As gellation rate determines rate of viscosity increase, thus causing the high friction losses encountered during pumping, many attempts have been made to control gellation rate. Dilution techniques as to concentration of polymer and gelling agents have been used. Hydrated fracturing gels have been developed which are pH sensitive and accordingly gel within a predetermined pH range. Methods have been developed to use an already gelled fluid by lubricating the fracturing fluid down the wellbore on a layer of a less viscous fluid which is injected into the well tubing along with the fracturing fluid. All of these methods require either information as to downhole conditions or use of sophisticated injection equipment or pumping equipment and tubular goods not normally available at a wellhead.

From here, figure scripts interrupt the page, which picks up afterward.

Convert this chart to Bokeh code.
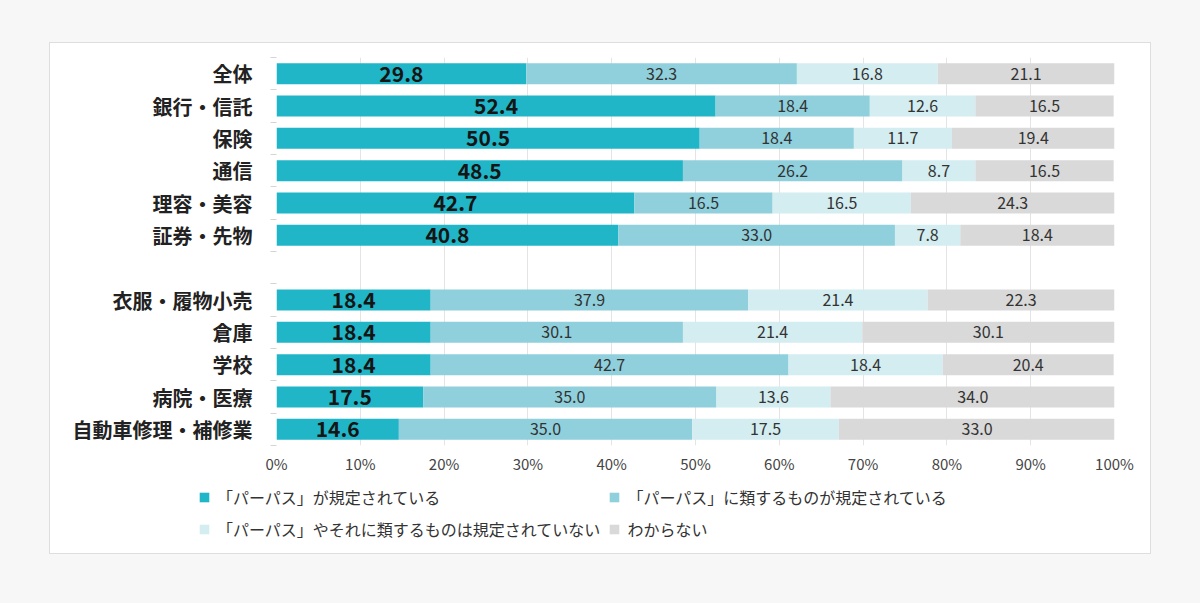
from bokeh.plotting import figure
from bokeh.models import (ColumnDataSource, Range1d, FixedTicker, PrintfTickFormatter,
                          Legend, LegendItem)
from bokeh.layouts import column
from bokeh.embed import file_html
from bokeh.resources import INLINE
from bokeh.core.properties import value

# --- data -----------------------------------------------------------------
group_top = ["全体", "銀行・信託", "保険", "通信", "理容・美容", "証券・先物"]
group_bottom = ["衣服・履物小売", "倉庫", "学校", "病院・医療", "自動車修理・補修業"]

defined = [29.8, 52.4, 50.5, 48.5, 42.7, 40.8,
           18.4, 18.4, 18.4, 17.5, 14.6]
similar_defined = [32.3, 18.4, 18.4, 26.2, 16.5, 33.0,
                   37.9, 30.1, 42.7, 35.0, 35.0]
not_defined = [16.8, 12.6, 11.7, 8.7, 16.5, 7.8,
               21.4, 21.4, 18.4, 13.6, 17.5]
unknown = [21.1, 16.5, 19.4, 16.5, 24.3, 18.4,
           22.3, 30.1, 20.4, 34.0, 33.0]

series_names = ["「パーパス」が規定されている",
                "「パーパス」に類するものが規定されている",
                "「パーパス」やそれに類するものは規定されていない",
                "わからない"]
x_ticks = [0, 10, 20, 30, 40, 50, 60, 70, 80, 90, 100]

# --- styling --------------------------------------------------------------
FONT = "Noto Sans CJK JP"
colors = ["#21b5c8", "#8fd0dc", "#d4edf1", "#d9d9d9"]
keys = ["defined", "similar", "none", "unknown"]

categories = group_top + group_bottom
# one empty slot separates the two groups
positions = list(range(len(group_top))) + \
    [len(group_top) + 1 + i for i in range(len(group_bottom))]
n_slots = len(group_top) + 1 + len(group_bottom)

src = ColumnDataSource(dict(pos=positions, cat=categories,
                            defined=defined, similar=similar_defined,
                            none=not_defined, unknown=unknown))

p = figure(width=1100, height=440,
           x_range=Range1d(0, 100), y_range=Range1d(n_slots - 0.5, -0.5),
           output_backend="svg", toolbar_location=None,
           min_border_left=226, min_border_right=36,
           min_border_top=14, min_border_bottom=38,
           background_fill_color="white", border_fill_color="white",
           outline_line_color=None)
p.frame_align = False

p.hbar_stack(keys, y="pos", height=0.65, color=colors,
             line_color=None, source=src)

# segment labels, centred in each stacked segment
series_vals = [defined, similar_defined, not_defined, unknown]
lefts = [0.0] * len(categories)
for k, vals in enumerate(series_vals):
    xs = [l + v / 2 for l, v in zip(lefts, vals)]
    lab = ColumnDataSource(dict(x=xs, y=positions, t=["%.1f" % v for v in vals]))
    if k == 0:
        p.text(x="x", y="y", text="t", source=lab, text_align="center",
               text_baseline="middle", text_font=value(FONT),
               text_font_size="21px", text_font_style="bold", text_color="#151515")
    else:
        p.text(x="x", y="y", text="t", source=lab, text_align="center",
               text_baseline="middle", text_font=value(FONT),
               text_font_size="16px", text_color="#333333")
    lefts = [l + v for l, v in zip(lefts, vals)]

# x axis
p.xaxis.ticker = FixedTicker(ticks=x_ticks)
p.xaxis.formatter = PrintfTickFormatter(format="%d%%")
p.xaxis.axis_line_color = None
p.xaxis.major_tick_line_color = None
p.xaxis.minor_tick_line_color = None
p.xaxis.major_tick_out = 0
p.xaxis.major_tick_in = 0
p.xaxis.major_label_standoff = 7
p.xaxis.major_label_text_font = FONT
p.xaxis.major_label_text_font_size = "15px"
p.xaxis.major_label_text_color = "#444444"

p.xgrid.ticker = FixedTicker(ticks=x_ticks)
p.xgrid.grid_line_color = "#e4e4e4"
p.ygrid.grid_line_color = None

# y axis: labels at row centres, small ticks at row boundaries
p.yaxis.ticker = FixedTicker(ticks=positions,
                             minor_ticks=[i - 0.5 for i in range(n_slots + 1)])
p.yaxis.major_label_overrides = {pos: c for pos, c in zip(positions, categories)}
p.yaxis.axis_line_color = None
p.yaxis.major_tick_line_color = None
p.yaxis.major_tick_out = 0
p.yaxis.minor_tick_line_color = "#d4d4d4"
p.yaxis.minor_tick_out = 6
p.yaxis.minor_tick_in = 0
p.yaxis.major_label_standoff = 18
p.yaxis.major_label_text_font = FONT
p.yaxis.major_label_text_font_size = "20px"
p.yaxis.major_label_text_font_style = "bold"
p.yaxis.major_label_text_color = "#222222"

# legend strip below the chart
pl = figure(width=1100, height=70, x_range=Range1d(0, 1), y_range=Range1d(0, 1),
            output_backend="svg", toolbar_location=None, min_border=0,
            background_fill_color="white", border_fill_color="white",
            outline_line_color=None)
pl.frame_align = False
pl.axis.visible = False
pl.grid.visible = False
# zero-width bars: they only supply the legend swatches
swatch_src = ColumnDataSource(dict(y=[0.5], left=[0.0], right=[0.0]))
swatches = [pl.hbar(y="y", left="left", right="right", height=0.1, color=c,
                    line_color=None, source=swatch_src) for c in colors]
legend = Legend(items=[LegendItem(label=n, renderers=[r])
                       for n, r in zip(series_names, swatches)],
                location=(148, 12), orientation="horizontal", ncols=2,
                glyph_width=12, glyph_height=12, label_standoff=7,
                label_height=22, label_width=370, spacing=8,
                padding=0, margin=0,
                label_text_font=FONT, label_text_font_size="16px",
                label_text_color="#333333",
                border_line_color=None, background_fill_alpha=0)
pl.add_layout(legend, "center")

panel = column(p, pl, spacing=0, margin=(43, 0, 0, 50),
               styles={"background-color": "white",
                       "box-shadow": "0 0 0 1px #dedede"})
root = column(panel, width=1200, height=603,
              styles={"background-color": "#f7f7f7"})

open("out.html", "w").write(file_html(root, INLINE))
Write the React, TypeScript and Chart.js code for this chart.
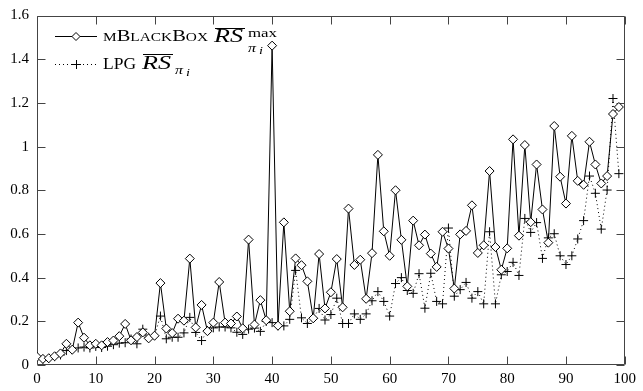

I have now devised a composition for fracturing wells which comprises an aqueous liquid of water and an acrylamide-methacrylate copolymer, a cross-linking agent of chromium (III) ion, an activating agent of carbonate ion, a gel stabilizer of an oxalate ion and a breaker of a persulfate ion. Propping agents can be included in the composition. Gellation rate is controlled to cause the gelled fluid to reach a usefully high viscosity at the time it reaches the formation to be fractured, usually approximately five minutes. Friction losses during pumping are accordingly minimized. The influences of conditions within the borehole such as the pH level and temperature are reduced.
I also provide a method of fracturing a subterranean formation penetrated by a wellbore which comprises injecting a composition according to the invention through the wellbore.